Data entries
[start]

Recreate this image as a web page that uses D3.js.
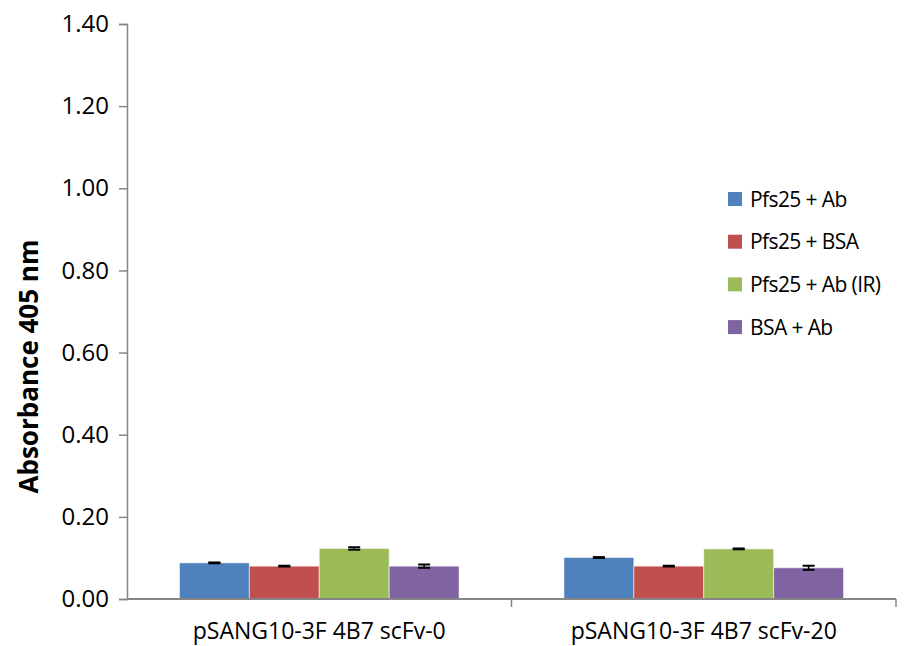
<!DOCTYPE html>
<html>
<head>
<meta charset="utf-8">
<script src="https://d3js.org/d3.v7.min.js"></script>
<style>
  body { margin: 0; background: #fff; }
  svg text { font-family: "Open Sans", Lato, sans-serif; fill: #000; }
</style>
</head>
<body>
<svg id="chart" width="908" height="646"></svg>
<script>
// Absorbance readings per construct
const categories = ["pSANG10-3F 4B7 scFv-0", "pSANG10-3F 4B7 scFv-20"];
const seriesNames = ["Pfs25 + Ab", "Pfs25 + BSA", "Pfs25 + Ab (IR)", "BSA + Ab"];
const seriesColors = ["#4F81BD", "#C0504D", "#9BBB59", "#8064A2"];
const pfs25Ab    = [0.088, 0.101];
const pfs25Bsa   = [0.080, 0.080];
const pfs25AbIR  = [0.123, 0.122];
const bsaAb      = [0.080, 0.076];
const pfs25AbErr   = [0.001, 0.001];
const pfs25BsaErr  = [0.001, 0.001];
const pfs25AbIRErr = [0.003, 0.001];
const bsaAbErr     = [0.004, 0.005];
const yTicks = [0, 0.2, 0.4, 0.6, 0.8, 1.0, 1.2, 1.4];

const seriesValues = [pfs25Ab, pfs25Bsa, pfs25AbIR, bsaAb];
const seriesErrors = [pfs25AbErr, pfs25BsaErr, pfs25AbIRErr, bsaAbErr];

const svg = d3.select("#chart");
const plot = { left: 127, right: 896, top: 24, bottom: 599 };

const x0 = d3.scaleBand().domain(categories).range([plot.left, plot.right]).padding(0);
const x1 = d3.scaleBand().domain(seriesNames).range([0, x0.bandwidth()]).paddingInner(0).paddingOuter(0.75);
const y = d3.scaleLinear().domain([0, 1.4]).range([plot.bottom, plot.top]);

const rows = (c, ci) => seriesNames.map((s, si) => ({ s, si, v: seriesValues[si][ci], e: seriesErrors[si][ci] }));

// Bars
const groups = svg.append("g").selectAll("g")
  .data(categories)
  .join("g")
  .attr("transform", d => `translate(${x0(d)},0)`);

groups.selectAll("rect")
  .data(rows)
  .join("rect")
  .attr("x", d => x1(d.s))
  .attr("y", d => y(d.v))
  .attr("width", x1.bandwidth())
  .attr("height", d => y(0) - y(d.v))
  .attr("fill", d => seriesColors[d.si])
  .attr("stroke", "rgba(255,255,255,0.55)")
  .attr("stroke-width", 1);

// Error bars
const err = groups.selectAll("g.err")
  .data(rows)
  .join("g").attr("class", "err")
  .attr("stroke", "#000").attr("stroke-width", 1.5);
err.append("line")
  .attr("x1", d => x1(d.s) + x1.bandwidth() / 2)
  .attr("x2", d => x1(d.s) + x1.bandwidth() / 2)
  .attr("y1", d => y(d.v + d.e))
  .attr("y2", d => y(d.v - d.e));
err.selectAll("line.cap")
  .data(d => [d.v + d.e, d.v - d.e].map(v => ({ v, cx: x1(d.s) + x1.bandwidth() / 2 })))
  .join("line").attr("class", "cap")
  .attr("x1", d => d.cx - 6)
  .attr("x2", d => d.cx + 6)
  .attr("y1", d => y(d.v))
  .attr("y2", d => y(d.v))
  .attr("stroke-width", 2);

// Y axis
const yAxis = svg.append("g")
  .attr("transform", `translate(${plot.left},0)`)
  .call(d3.axisLeft(y).tickValues(yTicks).tickFormat(d3.format(".2f")).tickSizeOuter(0).tickSize(8).tickPadding(10));
yAxis.select(".domain").attr("stroke", "#868686").attr("stroke-width", 1.5);
yAxis.selectAll(".tick line").attr("stroke", "#868686").attr("stroke-width", 1.5);
yAxis.selectAll(".tick text").style("font-size", "24px").attr("fill", "#000");

// X axis with boundary ticks between categories
const xAxisG = svg.append("g").attr("transform", `translate(0,${plot.bottom})`);
xAxisG.append("line")
  .attr("x1", plot.left).attr("x2", plot.right)
  .attr("stroke", "#868686").attr("stroke-width", 2);
const bounds = categories.map(c => x0(c)).concat([x0(categories[categories.length - 1]) + x0.bandwidth()]);
xAxisG.selectAll("line.bt")
  .data(bounds.slice(1))
  .join("line").attr("class", "bt")
  .attr("x1", d => d).attr("x2", d => d)
  .attr("y1", 0).attr("y2", 8)
  .attr("stroke", "#868686").attr("stroke-width", 1.5);
xAxisG.selectAll("text")
  .data(categories)
  .join("text")
  .attr("x", d => x0(d) + x0.bandwidth() / 2)
  .attr("y", 40)
  .attr("text-anchor", "middle")
  .style("font-size", "23px")
  .text(d => d);

// Y axis title
svg.append("text")
  .attr("transform", `translate(38,${(plot.top + plot.bottom) / 2 + 55}) rotate(-90)`)
  .attr("text-anchor", "middle")
  .style("font-size", "26px")
  .style("font-weight", "bold")
  .text("Absorbance 405 nm");

// Legend
const legend = svg.append("g").attr("transform", "translate(728,199)");
const items = legend.selectAll("g")
  .data(seriesNames)
  .join("g")
  .attr("transform", (d, i) => `translate(0,${i * 42.7})`);
items.append("rect")
  .attr("x", 0).attr("y", -7)
  .attr("width", 14).attr("height", 14)
  .attr("fill", (d, i) => seriesColors[i]);
items.append("text")
  .attr("x", 22).attr("y", 0)
  .attr("dy", "0.36em")
  .style("font-size", "21px")
  .style("letter-spacing", "-0.6px")
  .text(d => d);
</script>
</body>
</html>
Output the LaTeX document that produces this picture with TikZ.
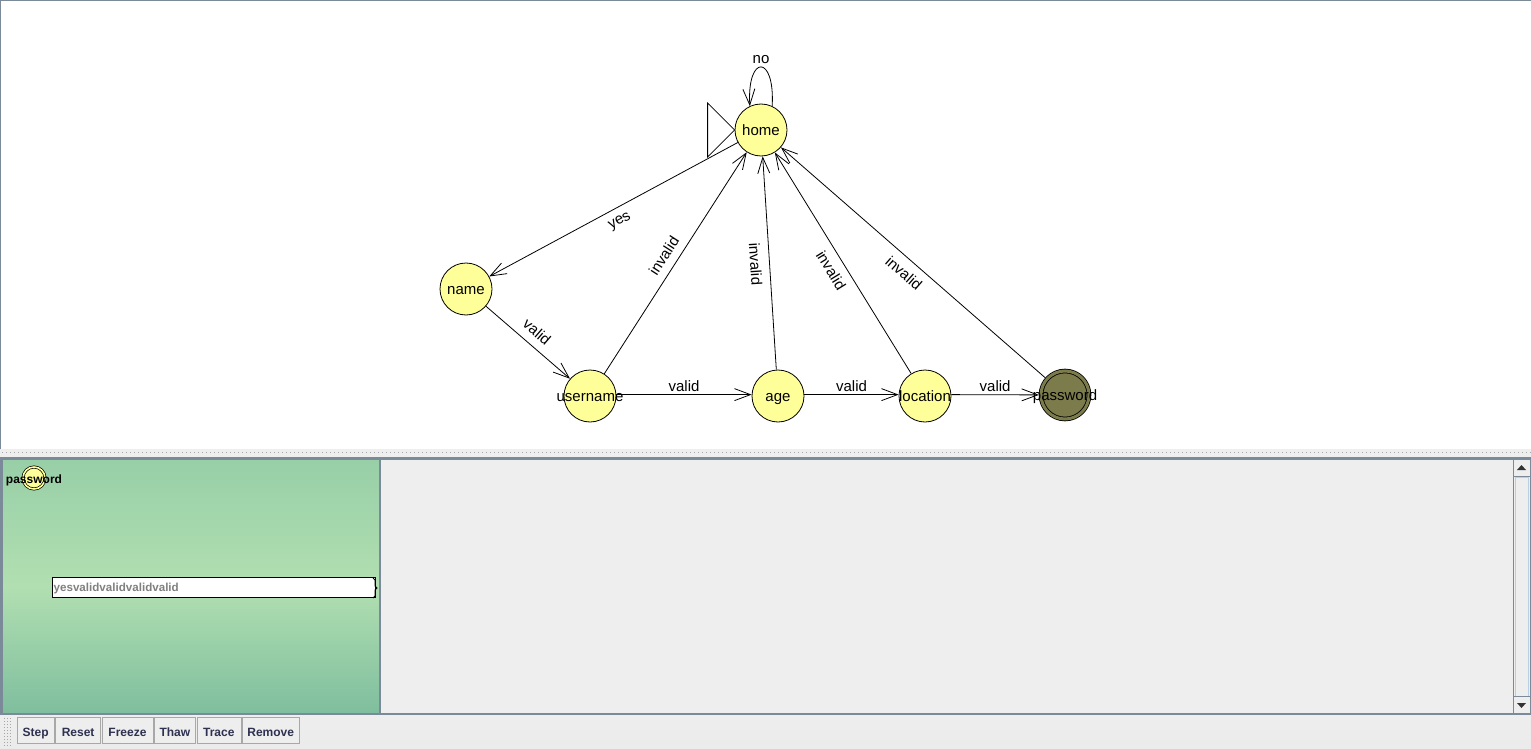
\documentclass[tikz,border=0pt]{standalone}
\usepackage{fontspec}
\setmainfont{Liberation Sans}
\usetikzlibrary{arrows.meta,positioning}
\definecolor{jaune}{HTML}{FFFF99}
\definecolor{olive}{HTML}{7B7B4B}
\definecolor{cadre}{HTML}{7A8A99}
\definecolor{fond}{HTML}{EEEEEE}
\definecolor{vertA}{HTML}{98CFA7}
\definecolor{vertB}{HTML}{B1DFB1}
\definecolor{vertC}{HTML}{7FBE9E}
\definecolor{marine}{HTML}{2E3150}
\definecolor{bord}{HTML}{A8A8A8}
\definecolor{bleu}{HTML}{B8CFE5}
\newcommand\nom[1]{\makebox[0pt]{#1}}
\begin{document}
\begin{tikzpicture}[x=1pt,y=1pt,
    etat/.style={circle, draw, line width=.8pt, fill=jaune, minimum size=52pt, inner sep=0pt, text height=11.5pt, text depth=0pt, font=\fontsize{15}{18}\selectfont},
    trans/.style={line width=.8pt, -{Straight Barb[length=16pt,width=12pt]}},
    lab/.style={font=\fontsize{15}{18}\selectfont, inner sep=3pt},
    labs/.style={lab, sloped, inner sep=8pt},
    bouton/.style={draw=bord, fill=fond, minimum height=26pt, inner sep=0pt, text height=12pt, text depth=0pt, font=\fontsize{12}{14}\selectfont\bfseries, text=marine}]
\useasboundingbox (0,0) rectangle (1531,-749);
% panneau du haut
\fill[white] (0,0) rectangle (1531,-449);
\draw[cadre] (0.5,-449) -- (0.5,-0.5) -- (1531,-0.5);
\fill[fond] (0,-449) rectangle (1531,-457);
\draw[gray!70, line width=1pt, dash pattern=on 1pt off 3pt] (2,-452.5) -- (1531,-452.5);
% les etats
\node[etat] (home) at (761,-130) {\nom{home}};
\node[etat] (name) at (466,-289) {\nom{name}};
\node[etat] (username) at (590,-396) {\nom{username}};
\node[etat] (age) at (778,-396) {\nom{age}};
\node[etat] (location) at (925,-396) {\nom{location}};
\node[etat, fill=olive, double=olive, double distance=3pt, minimum size=48pt, outer sep=2.2pt] (password) at (1065,-395) {\nom{password}};
\draw[line width=.8pt] (home.west) -- ++(-27,27) -- ++(0,-54) -- cycle;%etat initial
\draw[trans] (home.65) .. controls +(3,52) and +(-3,52) .. node[lab, above] {no} (home.115);
\draw[trans] (home) -- node[labs, below] {yes} (name);
\draw[trans] (name) -- node[labs, above] {valid} (username);
\draw[trans] (username.3) -- node[lab, above] {valid} (age.177);
\draw[trans] (age.3) -- node[lab, above] {valid} (location.177);
\draw[trans] (location.3) -- node[lab, above] {valid} (password);
\draw[trans] (username) -- node[labs, above] {invalid} (home);
\draw[trans] (age) -- node[labs, below] {invalid} (home);
\draw[trans] (location) -- node[labs, below] {invalid} (home);
\draw[trans] (password) -- node[labs, below] {invalid} (home);
% panneau du bas
\fill[cadre] (0,-457) rectangle (1531,-460);
\fill[cadre] (0,-460) rectangle (3,-715);
\shade[top color=vertA, bottom color=vertC, middle color=vertB] (3,-460) rectangle (379,-713);
\fill[cadre] (379,-460) rectangle (380.5,-713);
\fill[fond] (380.5,-460) rectangle (1513,-713);
\fill[fond] (1513,-460) rectangle (1530,-713);
\draw[cadre] (1513.5,-460) -- (1513.5,-713);
\draw[cadre] (1530.5,-460) -- (1530.5,-713);
\draw[bleu] (1515,-477) rectangle (1528,-696);
\draw[cadre] (1514,-476.5) -- (1530,-476.5) (1514,-696.5) -- (1530,-696.5);
\fill[black!80] (1517,-470) -- (1526,-470) -- (1521.5,-465) -- cycle;
\fill[black!80] (1517,-703) -- (1526,-703) -- (1521.5,-708) -- cycle;
\fill[cadre] (0,-713) rectangle (1531,-715);
\shade[top color=fond, bottom color=black!8] (0,-715) rectangle (1531,-749);
\foreach \i in {0,...,9}
  \foreach \j in {0,1,2}
    \fill[black!35] (4+3*\j,-718-3*\i) rectangle ++(1,-1);
% jeton
\node[circle, draw, line width=.7pt, fill=jaune, double=jaune, double distance=1.6pt, minimum size=22pt, inner sep=0pt,
      text height=10pt, text depth=0pt, font=\fontsize{12}{14}\selectfont\bfseries] (jeton) at (34,-478) {\nom{password}};
\draw[fill=white, line width=.8pt] (52.5,-577.5) rectangle (375.5,-597.5);
\draw[line width=.8pt] (373,-578) -- (375,-580) -- (375,-586) -- (377,-588) -- (375,-590) -- (375,-596) -- (373,-598);
\node[anchor=west, inner sep=0pt, text=black!50, font=\fontsize{11.6}{13}\selectfont\bfseries] (bande) at (53.5,-588) {yesvalidvalidvalidvalid};
% boutons
\node[bouton, minimum width=37pt, anchor=west] (step) at (17,-730) {Step};
\node[bouton, minimum width=45pt, right=1pt of step] (reset) {Reset};
\node[bouton, minimum width=51pt, right=1pt of reset] (freeze) {Freeze};
\node[bouton, minimum width=41pt, right=1pt of freeze] (thaw) {Thaw};
\node[bouton, minimum width=44pt, right=1pt of thaw] (trace) {Trace};
\node[bouton, minimum width=57pt, right=1pt of trace] (remove) {Remove};
\end{tikzpicture}
\end{document}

[end]

- **Problem**
Repeat the records above exactly, from the first line through the line that contains "const yTicks = [0, 0.2, 0.4, 0.6, 0.8, 1.0, 1.2, 1.4];", and leave out the pictures.

- **Exercise result**
Recreate this image as a web page that uses D3.js.
<!DOCTYPE html>
<html>
<head>
<meta charset="utf-8">
<script src="https://d3js.org/d3.v7.min.js"></script>
<style>
  body { margin: 0; background: #fff; }
  svg text { font-family: "Open Sans", Lato, sans-serif; fill: #000; }
</style>
</head>
<body>
<svg id="chart" width="908" height="646"></svg>
<script>
// Absorbance readings per construct
const categories = ["pSANG10-3F 4B7 scFv-0", "pSANG10-3F 4B7 scFv-20"];
const seriesNames = ["Pfs25 + Ab", "Pfs25 + BSA", "Pfs25 + Ab (IR)", "BSA + Ab"];
const seriesColors = ["#4F81BD", "#C0504D", "#9BBB59", "#8064A2"];
const pfs25Ab    = [0.088, 0.101];
const pfs25Bsa   = [0.080, 0.080];
const pfs25AbIR  = [0.123, 0.122];
const bsaAb      = [0.080, 0.076];
const pfs25AbErr   = [0.001, 0.001];
const pfs25BsaErr  = [0.001, 0.001];
const pfs25AbIRErr = [0.003, 0.001];
const bsaAbErr     = [0.004, 0.005];
const yTicks = [0, 0.2, 0.4, 0.6, 0.8, 1.0, 1.2, 1.4];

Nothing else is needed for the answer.